41. The Respondent/Applicant argued that there being a pending suit concerning the same suit property Mombasa ELC No. 60 of 2014, these proceedings should be stayed to await the outcome of the case before the ELC court. My understanding of the matter before the land court is that there is a judgment in favour of the Applicant/Respondent that the Respondent/Applicant is trying to set aside. I have no way of knowing if the application made by the Respondent/Applicant will be successful. I do not think it would be prudent and judicious of this court to issue orders founded on a speculation. In any event stay of proceedings is a drastic remedy that should be available only in respect of the clearest and most deserving of cases.
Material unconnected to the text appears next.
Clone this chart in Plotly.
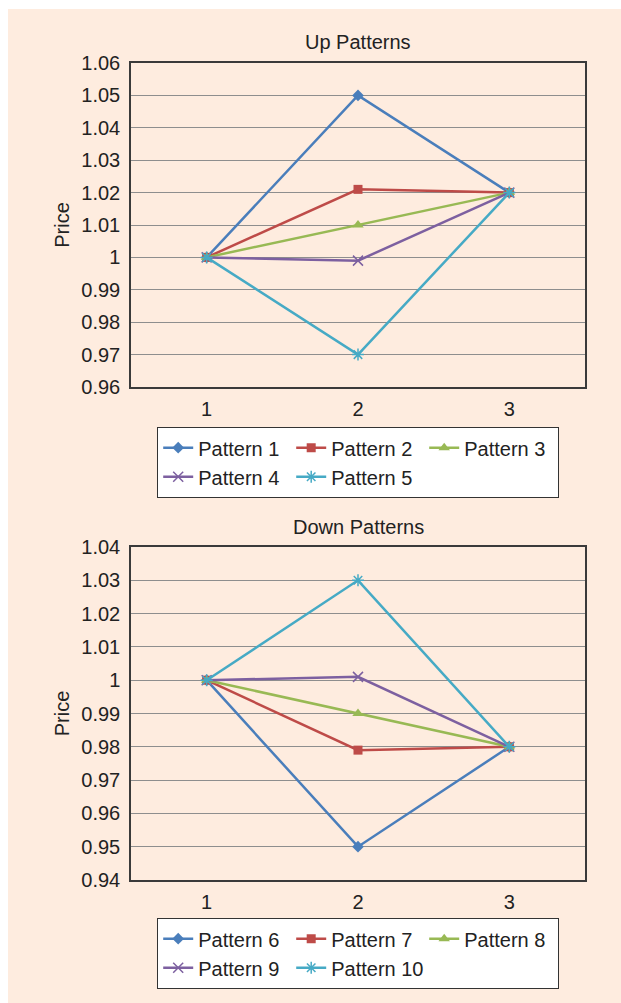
import plotly.graph_objects as go

periods = [1, 2, 3]
up_names = ["Pattern 1", "Pattern 2", "Pattern 3", "Pattern 4", "Pattern 5"]
up_values = [
    [1.0, 1.05, 1.02],
    [1.0, 1.021, 1.02],
    [1.0, 1.01, 1.02],
    [1.0, 0.999, 1.02],
    [1.0, 0.97, 1.02],
]
down_names = ["Pattern 6", "Pattern 7", "Pattern 8", "Pattern 9", "Pattern 10"]
down_values = [
    [1.0, 0.95, 0.98],
    [1.0, 0.979, 0.98],
    [1.0, 0.99, 0.98],
    [1.0, 1.001, 0.98],
    [1.0, 1.03, 0.98],
]
up_ticks = [0.96, 0.97, 0.98, 0.99, 1.0, 1.01, 1.02, 1.03, 1.04, 1.05, 1.06]
up_ticktext = ["0.96", "0.97", "0.98", "0.99", "1", "1.01", "1.02", "1.03", "1.04", "1.05", "1.06"]
down_ticks = [0.94, 0.95, 0.96, 0.97, 0.98, 0.99, 1.0, 1.01, 1.02, 1.03, 1.04]
down_ticktext = ["0.94", "0.95", "0.96", "0.97", "0.98", "0.99", "1", "1.01", "1.02", "1.03", "1.04"]

colors = ["#4A7EBB", "#BE4B48", "#98B954", "#7D60A0", "#46AAC5"]
symbols = ["diamond", "square", "triangle-up", "x-thin", "asterisk"]
sizes = [9, 9, 10, 10, 10]

FONT = "Liberation Sans, Arial, sans-serif"
W, H = 621, 1003
ML, MR, MT, MB = 131, 36, 63, 123
PW, PH = W - ML - MR, H - MT - MB


def py(pix):
    return (H - MB - pix) / PH


def px(pix):
    return (pix - ML) / PW


fig = go.Figure()


def add_group(names, values, xa, ya, legend):
    for i, (n, v) in enumerate(zip(names, values)):
        thin = symbols[i] in ("x-thin", "asterisk")
        fig.add_trace(go.Scatter(
            x=periods, y=v, name=n, mode="lines+markers",
            xaxis=xa, yaxis=ya, legend=legend,
            line=dict(color=colors[i], width=2.5),
            marker=dict(symbol=symbols[i], size=sizes[i], color=colors[i],
                        line=dict(color=colors[i], width=1.5 if thin else 0)),
        ))


add_group(up_names, up_values, "x", "y", "legend")
add_group(down_names, down_values, "x2", "y2", "legend2")

top_dom = [py(387), 1.0]
bot_dom = [0.0, py(547)]

axis_common = dict(
    showline=True, mirror=True, linecolor="#3a3a3a", linewidth=1.5,
    zeroline=False, ticks="", tickfont=dict(family=FONT, size=20, color="#222"),
)
grid = dict(showgrid=True, gridcolor="#8e8e8e", gridwidth=1.2)
title_font = dict(family=FONT, size=20, color="#222")

fig.update_layout(
    width=W, height=H,
    margin=dict(l=ML, r=MR, t=MT, b=MB),
    paper_bgcolor="white", plot_bgcolor="#F3F3E8",
    font=dict(family=FONT, size=20, color="#222"),
    xaxis=dict(domain=[0, 1], anchor="y", range=[0.5, 3.5], tickvals=periods,
               showgrid=False, ticklabelstandoff=3, **axis_common),
    yaxis=dict(domain=top_dom, anchor="x", range=[0.96, 1.06], tickvals=up_ticks,
               ticktext=up_ticktext, ticklabelstandoff=5,
               title=dict(text="Price", font=title_font, standoff=6),
               **axis_common, **grid),
    xaxis2=dict(domain=[0, 1], anchor="y2", range=[0.5, 3.5], tickvals=periods,
                showgrid=False, ticklabelstandoff=3, **axis_common),
    yaxis2=dict(domain=bot_dom, anchor="x2", range=[0.94, 1.04], tickvals=down_ticks,
                ticktext=down_ticktext, ticklabelstandoff=5,
                title=dict(text="Price", font=title_font, standoff=6),
                **axis_common, **grid),
    legend=dict(x=0.5, xanchor="center", y=py(427), yanchor="top",
                orientation="h", entrywidth=88, bgcolor="white",
                bordercolor="#333", borderwidth=1.2,
                font=dict(family=FONT, size=20, color="#222"), tracegroupgap=0),
    legend2=dict(x=0.5, xanchor="center", y=py(918), yanchor="top",
                 orientation="h", entrywidth=88, bgcolor="white",
                 bordercolor="#333", borderwidth=1.2,
                 font=dict(family=FONT, size=20, color="#222"), tracegroupgap=0),
    showlegend=True,
    shapes=[dict(type="rect", xref="paper", yref="paper", layer="below",
                 x0=px(8), x1=px(640), y0=py(1020), y1=py(9),
                 fillcolor="#FEECDF", line=dict(width=0))],
    annotations=[
        dict(text="Up Patterns", xref="paper", yref="paper", x=0.5, y=py(42),
             xanchor="center", yanchor="middle", showarrow=False,
             font=dict(family=FONT, size=20, color="#222")),
        dict(text="Down Patterns", xref="paper", yref="paper", x=0.5, y=py(527),
             xanchor="center", yanchor="middle", showarrow=False,
             font=dict(family=FONT, size=20, color="#222")),
    ],
)

fig.write_html("out.html")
42. The upshot of the foregoing is that the application before me has no merit. The same is dismissed. The matter is to proceed to a hearing on merits.

43. This being a family matter each of the parties herein will bear own costs.

44. Orders accordingly.

DATED AND SIGNED AT MOMBASA THIS 1STDAY OF MARCH 2024. GREGORY MUTAIJUDGEIn the presence of:-Ms. Mwashushe for the Applicant/Respondent;Ms. Karambu for the Respondent/Applicant; andArthur – Court Assistant.